● WHAT IS NEEDED: Copy the lines of the data below exactly, starting at the first and stopping after the line that contains "2.415, 2.525, 2.38]"; include no pictures.

— START —

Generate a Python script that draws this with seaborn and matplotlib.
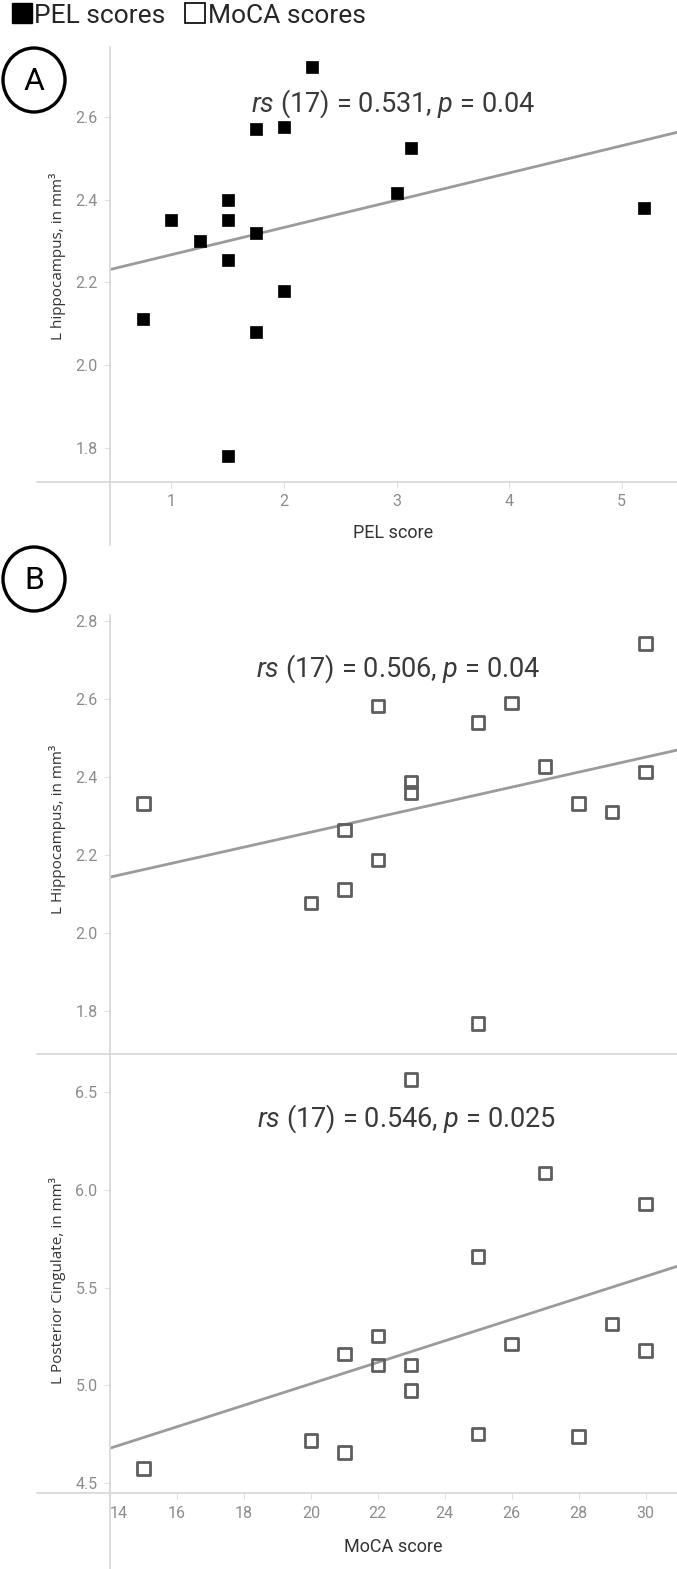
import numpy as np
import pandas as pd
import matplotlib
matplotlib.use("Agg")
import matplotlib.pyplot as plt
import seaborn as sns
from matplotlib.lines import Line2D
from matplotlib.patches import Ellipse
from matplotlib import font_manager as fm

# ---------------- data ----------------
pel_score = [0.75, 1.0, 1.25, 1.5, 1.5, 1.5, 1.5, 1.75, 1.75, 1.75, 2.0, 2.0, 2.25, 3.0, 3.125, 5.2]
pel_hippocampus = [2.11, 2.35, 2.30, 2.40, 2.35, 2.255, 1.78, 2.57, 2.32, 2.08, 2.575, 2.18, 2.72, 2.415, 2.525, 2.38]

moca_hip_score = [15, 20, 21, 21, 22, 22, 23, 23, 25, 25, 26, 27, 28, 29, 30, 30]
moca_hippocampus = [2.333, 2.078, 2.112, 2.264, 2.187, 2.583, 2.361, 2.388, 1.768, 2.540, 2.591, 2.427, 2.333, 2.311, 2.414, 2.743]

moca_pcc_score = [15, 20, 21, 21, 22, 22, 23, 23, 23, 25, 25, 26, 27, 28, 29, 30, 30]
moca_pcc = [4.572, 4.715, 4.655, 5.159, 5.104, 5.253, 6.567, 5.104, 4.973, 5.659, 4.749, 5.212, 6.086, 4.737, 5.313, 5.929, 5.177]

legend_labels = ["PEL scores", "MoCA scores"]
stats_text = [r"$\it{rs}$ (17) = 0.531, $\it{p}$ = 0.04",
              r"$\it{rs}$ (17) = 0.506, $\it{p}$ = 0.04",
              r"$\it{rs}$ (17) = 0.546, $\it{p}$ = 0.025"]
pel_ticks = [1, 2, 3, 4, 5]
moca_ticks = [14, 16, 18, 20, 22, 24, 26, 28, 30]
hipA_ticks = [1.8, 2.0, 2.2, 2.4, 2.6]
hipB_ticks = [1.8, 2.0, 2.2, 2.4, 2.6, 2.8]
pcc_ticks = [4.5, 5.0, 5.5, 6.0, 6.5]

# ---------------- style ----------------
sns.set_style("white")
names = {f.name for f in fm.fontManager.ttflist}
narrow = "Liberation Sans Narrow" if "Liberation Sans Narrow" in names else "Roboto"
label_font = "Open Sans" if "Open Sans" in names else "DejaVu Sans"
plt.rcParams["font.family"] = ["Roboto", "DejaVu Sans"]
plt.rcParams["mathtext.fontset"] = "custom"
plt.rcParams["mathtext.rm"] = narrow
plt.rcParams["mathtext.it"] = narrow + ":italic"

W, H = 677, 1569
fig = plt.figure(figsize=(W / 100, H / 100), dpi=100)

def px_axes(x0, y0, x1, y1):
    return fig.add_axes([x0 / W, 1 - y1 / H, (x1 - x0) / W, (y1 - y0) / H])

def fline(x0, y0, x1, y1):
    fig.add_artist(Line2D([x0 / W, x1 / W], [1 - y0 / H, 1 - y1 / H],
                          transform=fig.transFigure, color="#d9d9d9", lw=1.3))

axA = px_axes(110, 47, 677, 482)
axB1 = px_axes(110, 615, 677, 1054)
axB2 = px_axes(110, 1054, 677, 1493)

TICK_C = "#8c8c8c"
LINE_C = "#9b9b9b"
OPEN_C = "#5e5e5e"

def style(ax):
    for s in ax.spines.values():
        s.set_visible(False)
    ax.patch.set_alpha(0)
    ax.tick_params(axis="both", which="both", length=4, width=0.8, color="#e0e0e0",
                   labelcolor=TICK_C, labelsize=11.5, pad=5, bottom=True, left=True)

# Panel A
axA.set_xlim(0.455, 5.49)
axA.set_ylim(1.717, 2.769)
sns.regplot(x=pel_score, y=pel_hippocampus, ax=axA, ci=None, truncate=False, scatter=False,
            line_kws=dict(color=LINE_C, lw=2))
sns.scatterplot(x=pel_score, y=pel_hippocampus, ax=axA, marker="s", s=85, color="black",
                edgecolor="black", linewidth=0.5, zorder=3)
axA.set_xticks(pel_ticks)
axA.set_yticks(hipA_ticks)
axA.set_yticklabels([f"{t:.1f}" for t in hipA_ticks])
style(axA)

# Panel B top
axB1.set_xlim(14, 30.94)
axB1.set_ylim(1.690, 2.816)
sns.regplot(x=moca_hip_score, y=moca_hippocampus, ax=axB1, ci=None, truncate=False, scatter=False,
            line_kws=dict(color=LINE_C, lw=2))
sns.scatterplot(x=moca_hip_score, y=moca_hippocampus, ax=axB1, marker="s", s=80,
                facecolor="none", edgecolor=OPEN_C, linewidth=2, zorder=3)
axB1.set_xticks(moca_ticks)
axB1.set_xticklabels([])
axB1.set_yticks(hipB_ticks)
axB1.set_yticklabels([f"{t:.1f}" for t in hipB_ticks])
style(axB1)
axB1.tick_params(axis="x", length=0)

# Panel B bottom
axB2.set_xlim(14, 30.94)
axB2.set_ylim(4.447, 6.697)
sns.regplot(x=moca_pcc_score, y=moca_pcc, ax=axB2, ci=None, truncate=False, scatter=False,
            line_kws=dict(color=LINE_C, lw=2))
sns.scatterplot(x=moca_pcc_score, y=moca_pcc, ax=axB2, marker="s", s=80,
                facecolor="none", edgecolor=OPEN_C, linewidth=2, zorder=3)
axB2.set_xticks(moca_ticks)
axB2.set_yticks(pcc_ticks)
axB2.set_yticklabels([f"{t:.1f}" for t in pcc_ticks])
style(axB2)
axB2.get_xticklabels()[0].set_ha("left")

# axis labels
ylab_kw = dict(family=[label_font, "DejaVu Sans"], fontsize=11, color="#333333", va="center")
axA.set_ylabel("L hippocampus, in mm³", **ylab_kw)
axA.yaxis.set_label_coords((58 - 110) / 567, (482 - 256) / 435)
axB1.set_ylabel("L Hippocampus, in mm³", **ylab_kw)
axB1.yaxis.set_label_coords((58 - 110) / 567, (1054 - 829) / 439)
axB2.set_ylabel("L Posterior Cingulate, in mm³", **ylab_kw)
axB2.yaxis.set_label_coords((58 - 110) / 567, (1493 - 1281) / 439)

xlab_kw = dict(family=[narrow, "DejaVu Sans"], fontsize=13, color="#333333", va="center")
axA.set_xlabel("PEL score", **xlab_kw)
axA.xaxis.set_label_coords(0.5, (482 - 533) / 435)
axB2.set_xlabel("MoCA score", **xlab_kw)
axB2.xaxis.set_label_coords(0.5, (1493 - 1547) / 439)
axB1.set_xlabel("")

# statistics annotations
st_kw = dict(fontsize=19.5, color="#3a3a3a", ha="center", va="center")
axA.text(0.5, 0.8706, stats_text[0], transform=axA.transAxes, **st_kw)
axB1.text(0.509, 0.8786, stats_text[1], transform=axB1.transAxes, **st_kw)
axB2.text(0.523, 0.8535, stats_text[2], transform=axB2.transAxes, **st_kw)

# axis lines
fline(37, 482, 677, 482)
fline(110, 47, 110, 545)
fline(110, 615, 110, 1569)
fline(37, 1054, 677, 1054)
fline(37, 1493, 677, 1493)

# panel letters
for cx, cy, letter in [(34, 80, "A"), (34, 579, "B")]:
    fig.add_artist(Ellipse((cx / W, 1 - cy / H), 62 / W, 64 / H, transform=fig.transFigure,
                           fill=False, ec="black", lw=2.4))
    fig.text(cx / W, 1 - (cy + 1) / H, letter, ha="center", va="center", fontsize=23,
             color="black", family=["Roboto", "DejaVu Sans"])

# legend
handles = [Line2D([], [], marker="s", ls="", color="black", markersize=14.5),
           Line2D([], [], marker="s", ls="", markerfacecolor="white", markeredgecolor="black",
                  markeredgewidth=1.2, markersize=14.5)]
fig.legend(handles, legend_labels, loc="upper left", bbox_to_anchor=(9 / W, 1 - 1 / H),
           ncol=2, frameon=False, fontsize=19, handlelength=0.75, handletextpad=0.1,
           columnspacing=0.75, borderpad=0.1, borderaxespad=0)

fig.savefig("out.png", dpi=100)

— END —

● RESPONSE TO THE EXERCISE:
Generate a Python script that draws this with seaborn and matplotlib.
import numpy as np
import pandas as pd
import matplotlib
matplotlib.use("Agg")
import matplotlib.pyplot as plt
import seaborn as sns
from matplotlib.lines import Line2D
from matplotlib.patches import Ellipse
from matplotlib import font_manager as fm

# ---------------- data ----------------
pel_score = [0.75, 1.0, 1.25, 1.5, 1.5, 1.5, 1.5, 1.75, 1.75, 1.75, 2.0, 2.0, 2.25, 3.0, 3.125, 5.2]
pel_hippocampus = [2.11, 2.35, 2.30, 2.40, 2.35, 2.255, 1.78, 2.57, 2.32, 2.08, 2.575, 2.18, 2.72, 2.415, 2.525, 2.38]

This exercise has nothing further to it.